By Catherine Lang-Cline
Portfolio Creative has been finding marketing talent for our clients for over 16 years, so onboarding happens daily for our clients. But in that timeframe, for all of us, onboarding has never been more challenging than it is right now when the world hires and retains remote workers. Luckily, the Society for Human Resource Management / SHRM recently provided some ideas on how to make onboarding run a whole lot smoother.
Cover all of the bases
Onboarding is a lot more than just putting someone at a desk with the hope that they will “catch on” or contacting them via phone and sending them off on their own. You may need to start with daily check-ins. We have gone “remote first” at Portfolio Creative and we still check in daily with a team that has worked with us for years.

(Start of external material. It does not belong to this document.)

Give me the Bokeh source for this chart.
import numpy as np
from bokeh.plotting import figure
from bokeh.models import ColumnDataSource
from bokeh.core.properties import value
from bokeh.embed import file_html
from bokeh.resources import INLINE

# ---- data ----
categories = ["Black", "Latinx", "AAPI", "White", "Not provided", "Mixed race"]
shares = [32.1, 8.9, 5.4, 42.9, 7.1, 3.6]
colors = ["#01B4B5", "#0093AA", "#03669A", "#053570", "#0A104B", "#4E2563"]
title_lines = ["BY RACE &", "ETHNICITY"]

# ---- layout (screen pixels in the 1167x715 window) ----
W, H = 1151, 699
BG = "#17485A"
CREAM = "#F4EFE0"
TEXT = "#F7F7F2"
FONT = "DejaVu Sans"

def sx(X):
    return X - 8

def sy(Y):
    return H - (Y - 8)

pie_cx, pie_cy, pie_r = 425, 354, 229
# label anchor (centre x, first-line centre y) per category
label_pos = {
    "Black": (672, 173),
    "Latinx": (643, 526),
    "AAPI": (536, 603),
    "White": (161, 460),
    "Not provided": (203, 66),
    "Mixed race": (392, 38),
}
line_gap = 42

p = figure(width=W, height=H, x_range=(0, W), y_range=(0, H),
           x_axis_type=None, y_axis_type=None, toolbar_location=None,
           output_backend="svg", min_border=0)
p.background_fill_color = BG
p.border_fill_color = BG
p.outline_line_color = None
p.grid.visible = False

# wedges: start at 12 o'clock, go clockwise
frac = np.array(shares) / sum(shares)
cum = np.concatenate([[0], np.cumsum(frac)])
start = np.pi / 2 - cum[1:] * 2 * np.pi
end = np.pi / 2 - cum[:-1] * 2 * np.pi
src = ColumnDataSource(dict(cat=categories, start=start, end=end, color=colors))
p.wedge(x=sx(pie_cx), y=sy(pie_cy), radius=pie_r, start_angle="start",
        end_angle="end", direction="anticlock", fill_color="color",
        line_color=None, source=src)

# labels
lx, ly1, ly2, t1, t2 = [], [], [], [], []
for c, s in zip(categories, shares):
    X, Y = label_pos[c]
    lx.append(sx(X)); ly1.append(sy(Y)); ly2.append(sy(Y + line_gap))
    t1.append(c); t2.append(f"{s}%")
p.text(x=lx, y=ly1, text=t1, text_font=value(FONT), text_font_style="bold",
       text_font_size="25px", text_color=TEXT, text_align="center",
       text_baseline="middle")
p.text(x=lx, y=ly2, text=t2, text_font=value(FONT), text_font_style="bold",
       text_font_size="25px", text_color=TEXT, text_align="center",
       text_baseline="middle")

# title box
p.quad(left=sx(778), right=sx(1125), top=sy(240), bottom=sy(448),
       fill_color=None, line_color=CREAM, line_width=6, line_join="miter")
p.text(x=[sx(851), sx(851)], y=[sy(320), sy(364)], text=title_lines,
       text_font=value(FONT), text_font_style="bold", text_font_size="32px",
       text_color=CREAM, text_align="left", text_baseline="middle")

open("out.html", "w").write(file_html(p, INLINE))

Not only is communication important with your veterans, but it can also be imperative with someone that is just starting. It can be as simple as; “Good morning… What are you working on today? Do you have any issues with completing your goals? Is there anything I can do to help?” Set up a calendar with this person for a session of onboarding; with you, with each of the team members. Onboarding can also be created with videos if you have a large team. Keep going with setting up sessions for brainstorming with a group, learning company software, and maybe even a happy hour just to get to know everyone a little better. Most importantly, check-in, check-in, check-in!
In most cases, marketing and design people have always had the equipment that they needed at home. But if your workers use your equipment, it can get a little complicated. Getting the equipment to them is easy, setting up for a new user and having it talk to your equipment at the corporate headquarters can sometimes be a challenge. Be patient, troubleshoot, try things, and listen to their struggle to avoid frustrating a new employee. Did I mention, be patient?

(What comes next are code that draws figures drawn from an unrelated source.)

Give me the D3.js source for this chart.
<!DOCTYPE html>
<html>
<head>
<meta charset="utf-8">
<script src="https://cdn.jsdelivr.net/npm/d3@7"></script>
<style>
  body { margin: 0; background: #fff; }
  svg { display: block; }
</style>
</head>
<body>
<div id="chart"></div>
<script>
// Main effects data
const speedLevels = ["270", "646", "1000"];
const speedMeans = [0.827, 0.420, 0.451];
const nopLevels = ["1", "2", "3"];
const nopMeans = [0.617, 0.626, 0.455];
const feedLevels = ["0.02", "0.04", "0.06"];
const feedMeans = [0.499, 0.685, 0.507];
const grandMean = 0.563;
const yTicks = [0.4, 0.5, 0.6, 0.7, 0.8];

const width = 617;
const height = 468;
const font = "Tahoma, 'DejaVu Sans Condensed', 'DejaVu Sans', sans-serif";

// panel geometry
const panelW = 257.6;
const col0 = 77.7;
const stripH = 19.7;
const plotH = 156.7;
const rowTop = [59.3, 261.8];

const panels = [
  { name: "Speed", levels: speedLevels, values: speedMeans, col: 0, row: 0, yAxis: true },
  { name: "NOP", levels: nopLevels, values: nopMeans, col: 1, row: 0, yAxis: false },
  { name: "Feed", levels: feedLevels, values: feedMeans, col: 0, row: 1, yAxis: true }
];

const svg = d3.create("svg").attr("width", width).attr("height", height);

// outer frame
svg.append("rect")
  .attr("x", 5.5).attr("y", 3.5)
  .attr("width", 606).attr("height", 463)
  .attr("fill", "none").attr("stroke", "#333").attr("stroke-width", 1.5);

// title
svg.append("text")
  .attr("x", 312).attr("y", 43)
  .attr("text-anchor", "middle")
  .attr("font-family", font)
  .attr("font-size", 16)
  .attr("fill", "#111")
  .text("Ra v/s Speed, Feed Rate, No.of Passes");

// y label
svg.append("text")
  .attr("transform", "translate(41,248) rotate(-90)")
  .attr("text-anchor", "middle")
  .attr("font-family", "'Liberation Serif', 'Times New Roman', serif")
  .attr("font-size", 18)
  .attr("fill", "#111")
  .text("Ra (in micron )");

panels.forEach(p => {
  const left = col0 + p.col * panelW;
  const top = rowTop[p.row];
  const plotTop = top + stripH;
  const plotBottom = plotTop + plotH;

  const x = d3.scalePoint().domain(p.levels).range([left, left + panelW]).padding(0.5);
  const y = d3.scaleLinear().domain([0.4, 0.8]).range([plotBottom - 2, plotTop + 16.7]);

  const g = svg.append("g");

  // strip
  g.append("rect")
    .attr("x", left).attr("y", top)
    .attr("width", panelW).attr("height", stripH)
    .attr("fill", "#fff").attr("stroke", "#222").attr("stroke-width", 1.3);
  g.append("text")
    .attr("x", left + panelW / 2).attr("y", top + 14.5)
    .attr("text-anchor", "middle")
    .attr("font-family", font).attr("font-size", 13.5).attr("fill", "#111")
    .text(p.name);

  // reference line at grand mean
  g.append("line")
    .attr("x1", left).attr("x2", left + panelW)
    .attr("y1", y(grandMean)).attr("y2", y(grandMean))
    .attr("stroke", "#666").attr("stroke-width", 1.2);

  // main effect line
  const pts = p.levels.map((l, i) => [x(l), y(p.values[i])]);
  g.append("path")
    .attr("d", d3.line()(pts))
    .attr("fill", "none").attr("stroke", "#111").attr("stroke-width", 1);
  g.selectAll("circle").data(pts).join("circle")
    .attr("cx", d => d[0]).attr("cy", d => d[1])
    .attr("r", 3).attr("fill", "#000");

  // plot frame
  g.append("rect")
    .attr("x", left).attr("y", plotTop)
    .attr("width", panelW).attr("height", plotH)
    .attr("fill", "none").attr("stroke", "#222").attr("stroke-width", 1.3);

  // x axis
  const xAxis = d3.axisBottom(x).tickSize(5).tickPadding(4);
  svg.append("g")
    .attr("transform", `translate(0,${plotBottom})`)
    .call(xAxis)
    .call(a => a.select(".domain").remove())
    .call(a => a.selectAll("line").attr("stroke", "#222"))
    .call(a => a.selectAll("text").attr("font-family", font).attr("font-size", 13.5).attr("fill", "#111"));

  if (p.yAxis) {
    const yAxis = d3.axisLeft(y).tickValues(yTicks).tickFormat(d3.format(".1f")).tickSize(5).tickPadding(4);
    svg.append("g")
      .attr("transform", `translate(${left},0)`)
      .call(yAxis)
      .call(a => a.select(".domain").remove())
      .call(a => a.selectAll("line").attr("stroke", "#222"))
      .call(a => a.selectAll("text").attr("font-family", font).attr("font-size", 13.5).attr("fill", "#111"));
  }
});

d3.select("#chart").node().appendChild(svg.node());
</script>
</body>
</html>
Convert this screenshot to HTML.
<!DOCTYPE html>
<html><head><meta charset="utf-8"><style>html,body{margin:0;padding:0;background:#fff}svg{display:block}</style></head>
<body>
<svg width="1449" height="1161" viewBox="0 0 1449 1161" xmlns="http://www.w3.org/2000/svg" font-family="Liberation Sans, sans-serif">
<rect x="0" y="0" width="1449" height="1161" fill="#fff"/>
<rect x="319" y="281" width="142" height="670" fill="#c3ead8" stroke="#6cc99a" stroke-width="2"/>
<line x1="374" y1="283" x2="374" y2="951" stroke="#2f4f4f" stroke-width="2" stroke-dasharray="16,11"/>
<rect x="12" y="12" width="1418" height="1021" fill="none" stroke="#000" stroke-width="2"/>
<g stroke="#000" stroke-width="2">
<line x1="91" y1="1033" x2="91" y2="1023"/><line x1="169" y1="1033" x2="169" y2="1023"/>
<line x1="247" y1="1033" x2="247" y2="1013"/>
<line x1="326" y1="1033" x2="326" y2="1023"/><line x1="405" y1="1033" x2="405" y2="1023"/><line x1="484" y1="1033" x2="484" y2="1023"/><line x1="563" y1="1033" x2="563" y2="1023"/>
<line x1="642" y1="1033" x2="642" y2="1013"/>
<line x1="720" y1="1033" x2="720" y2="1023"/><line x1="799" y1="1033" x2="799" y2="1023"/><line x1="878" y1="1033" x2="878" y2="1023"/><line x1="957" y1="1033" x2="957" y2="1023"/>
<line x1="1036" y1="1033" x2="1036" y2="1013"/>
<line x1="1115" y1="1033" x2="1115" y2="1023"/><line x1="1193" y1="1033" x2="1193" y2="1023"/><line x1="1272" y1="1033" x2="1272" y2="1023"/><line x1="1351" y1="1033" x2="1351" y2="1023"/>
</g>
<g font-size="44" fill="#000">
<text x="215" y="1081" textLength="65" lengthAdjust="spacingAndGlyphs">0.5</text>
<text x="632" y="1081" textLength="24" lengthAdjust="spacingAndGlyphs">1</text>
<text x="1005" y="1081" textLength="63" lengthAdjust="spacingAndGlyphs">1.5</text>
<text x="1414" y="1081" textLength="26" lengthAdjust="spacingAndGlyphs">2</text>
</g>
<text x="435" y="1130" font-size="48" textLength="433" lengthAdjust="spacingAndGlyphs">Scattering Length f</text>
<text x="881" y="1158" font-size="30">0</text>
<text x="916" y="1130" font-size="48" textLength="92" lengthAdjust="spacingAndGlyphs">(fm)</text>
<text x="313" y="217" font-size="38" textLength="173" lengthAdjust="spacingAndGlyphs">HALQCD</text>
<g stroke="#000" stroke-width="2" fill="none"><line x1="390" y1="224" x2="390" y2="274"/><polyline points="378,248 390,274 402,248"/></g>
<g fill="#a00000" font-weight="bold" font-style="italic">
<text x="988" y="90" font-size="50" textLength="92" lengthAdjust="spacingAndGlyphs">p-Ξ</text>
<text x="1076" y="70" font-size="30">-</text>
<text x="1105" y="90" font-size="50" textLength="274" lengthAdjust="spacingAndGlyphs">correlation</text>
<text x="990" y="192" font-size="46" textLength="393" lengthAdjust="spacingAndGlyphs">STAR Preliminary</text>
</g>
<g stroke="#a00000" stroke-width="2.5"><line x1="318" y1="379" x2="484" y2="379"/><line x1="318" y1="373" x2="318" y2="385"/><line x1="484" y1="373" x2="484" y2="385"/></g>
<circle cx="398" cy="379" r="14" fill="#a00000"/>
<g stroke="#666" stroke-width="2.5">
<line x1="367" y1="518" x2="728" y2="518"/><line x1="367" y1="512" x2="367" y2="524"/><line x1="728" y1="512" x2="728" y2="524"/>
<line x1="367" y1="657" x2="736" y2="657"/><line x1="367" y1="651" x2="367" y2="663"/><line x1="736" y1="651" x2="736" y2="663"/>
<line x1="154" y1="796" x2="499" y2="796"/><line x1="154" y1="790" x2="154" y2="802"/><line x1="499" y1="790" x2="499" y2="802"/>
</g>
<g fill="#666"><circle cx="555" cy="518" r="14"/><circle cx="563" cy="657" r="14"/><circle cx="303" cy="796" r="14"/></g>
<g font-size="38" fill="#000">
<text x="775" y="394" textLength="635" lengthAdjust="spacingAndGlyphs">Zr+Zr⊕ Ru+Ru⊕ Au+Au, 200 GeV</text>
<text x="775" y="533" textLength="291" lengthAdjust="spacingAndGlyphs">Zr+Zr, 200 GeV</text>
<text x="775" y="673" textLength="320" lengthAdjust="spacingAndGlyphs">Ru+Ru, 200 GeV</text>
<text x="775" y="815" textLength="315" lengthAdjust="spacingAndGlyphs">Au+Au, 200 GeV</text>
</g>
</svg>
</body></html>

Find creative ways for the team to stay connected. Add some live chat software so they can connect immediately and have conversations about clients, projects, and general information. Plan time for collaboration in the form of virtual lunches and coffee breaks. Assign an “onboarding buddy” to them so they know who to contact with questions. And maybe send a welcome basket with company-branded items or items to make them feel a part of the team.
Think Beyond Day One
In that first week, the new employee could not be more excited and according to this report, that wanes by 22% after the first week. Companies need to think about how employees feel valued and heard. Are you providing resources to them? Are you helping to create micro-moments of belonging? Ask for feedback and do it early, often, and keep ongoing. This is just not for the new hire, but everyone. Send out surveys every 60-90 days to the veteran employees and 30-45 days for the new person, then get them on track with everyone else’s feedback schedule. The key is to get ahead of any issues or concerns because we want to retain good employees. Ask if communication has been clear, the equipment is working properly, and is there anything that they need. You can keep it short, it is just a check-in, but it could make a huge difference.
It is always exciting to add a new person to the team. On-site or off-site it can work and work well if you are ready and willing to embrace the change. Let’s get busy.